Nach Dammbruch in der Südukraine "Die Situation ändert sich jede halbe Stunde"
Die Langzeitfolgen nach der Zerstörung des Kachowka-Staudamms sind noch nicht absehbar: Die IAEA warnt, der sinkende Pegelstand des Stausees könne das AKW Saporischschja bedrohen. Unklar ist immer noch, wie es zum Bruch der Staumauer kam.
Nach der Zerstörung des Kachowka-Staudamms ergießen sich stromabwärts die Fluten eines Stausees, der flächenmäßig viermal so groß ist wie der Bodensee. Dass der überflutete Unterlauf des Dnipro die teilweise verminte Frontlinie im Krieg Russlands gegen die Ukraine markiert, erschwert die Evakuierung und den Zugang von Hilfsorganisationen zusätzlich.

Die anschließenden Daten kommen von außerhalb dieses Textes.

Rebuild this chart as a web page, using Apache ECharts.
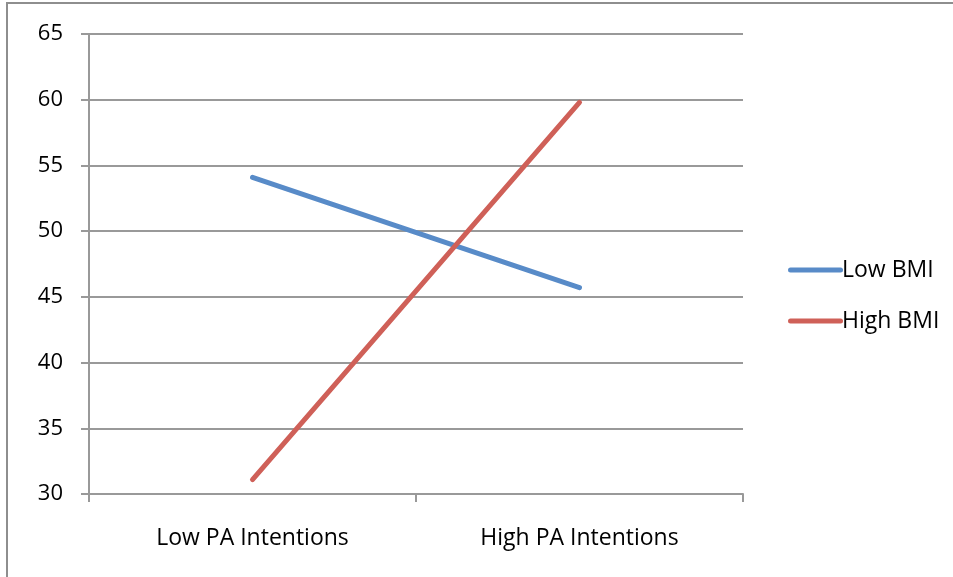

Am linken, von Russland besetzten, Flussufer liegt unmittelbar hinter der zerstörten Staumauer die inzwischen teils überflutete Stadt Nowa Kachowka. Allein dort sollen nach Angaben des Bürgermeisters bis zu 100 Menschen von den Fluten eingeschlossen sein. Wladimir Saldo, der de facto Verwaltungschef des russisch besetzten Teils des Gebietes Cherson, verhängte den Ausnahmezustand.
Seine Stellvertreterin Tatjana Kusmitsch beklagte im russischen Staatsfernsehen am späten Vormittag die unübersichtliche Lage. Nach Angaben des Katastrophenschutzministeriums hätten sich gestern etwa 900 Menschen selbst evakuiert. Derzeit befänden sich 350 Personen in den Notunterkünften. "Aber Tatsache ist, dass sich die Situation nicht jede Stunde, sondern jede halbe Stunde ändert", so Kusmitsch.
Sinkender Pegel bedroht AKW Saporischschja
Direkt betroffen von der Katastrophe sind auf der von Russland besetzten Seite bis zu 40.000 Menschen. Zu den noch gar nicht vollständig absehbaren längerfristigen Folgen für die Bevölkerung, die Umwelt, die Trinkwasserversorgung oder die Landwirtschaft gehört aber auch diese Zahl, die Wladimir Saldo nannte: "Der Pegel des Kachowkoje Stausees ist in der Nähe von Energodar und dem Gebiet Saporischschja um mehr als 3,5 Meter gesunken."
Deshalb warnte die Internationale Atomenergieagentur IAEA, dass schon in einigen Tagen der Pegel so niedrig sein könnte, dass in das dortige und von russischen Truppen besetzte Atomkraftwerk bei Saporischschja kein Kühlwasser mehr gepumpt werden könnte. Derzeit sei das nicht kritisch, denn es gäbe ausreichend Wasser im gut gefüllten Reservebecken. Trotzdem kündigte IAEA-Chef Rafael Grossi an, das AKW in der nächsten Woche besuchen zu wollen.
Auf der Suche nach Schuldigen
Neben der akuten Katastrophenhilfe läuft die Suche nach den Schuldigen weiter. UN-Generalsekretär Antonio Guterres sprach von einer "weiteren zerstörerischen Folge der russischen Invasion in der Ukraine".
Aber genaue Informationen, was die Staumauer zum Einsturz brachte, haben auch die Vereinten Nationen nicht. Dort beschuldigten sich die Vertreter Russlands und der Ukraine gegenseitig, diesen Terrorakt verübt zu haben. Sowohl russische Spitzenpolitiker als auch Ermittlungsbehörden und die Medien des Landes beschuldigten unmittelbar und massiv die Ukraine.
Maria Sacharowa, Sprecherin des russischen Außenministeriums, wirft der Ukraine vor, nicht nur das Wasserkraftwerk Kachowka massiv beschossen, sondern auch den Wasserstand im Stausee gezielt auf ein kritisches Niveau gebracht zu haben, indem man die Schleusen des Wasserkraftwerks Dnepropetrowsk öffnete.
"Wir fordern die Weltgemeinschaft auf, die kriminellen Handlungen der ukrainischen Behörden zu verurteilen, die zunehmend unmenschliche Natur und eine ernsthafte Bedrohung für die regionale und globale Sicherheit darstellen", so Sacharowa.
Bis zur Stunde gibt es keine zweifelsfreien Belege dafür, wer für die Katastrophe im Süden der Ukraine verantwortlich ist - und wie genau es zum Bruch der Staumauer kam.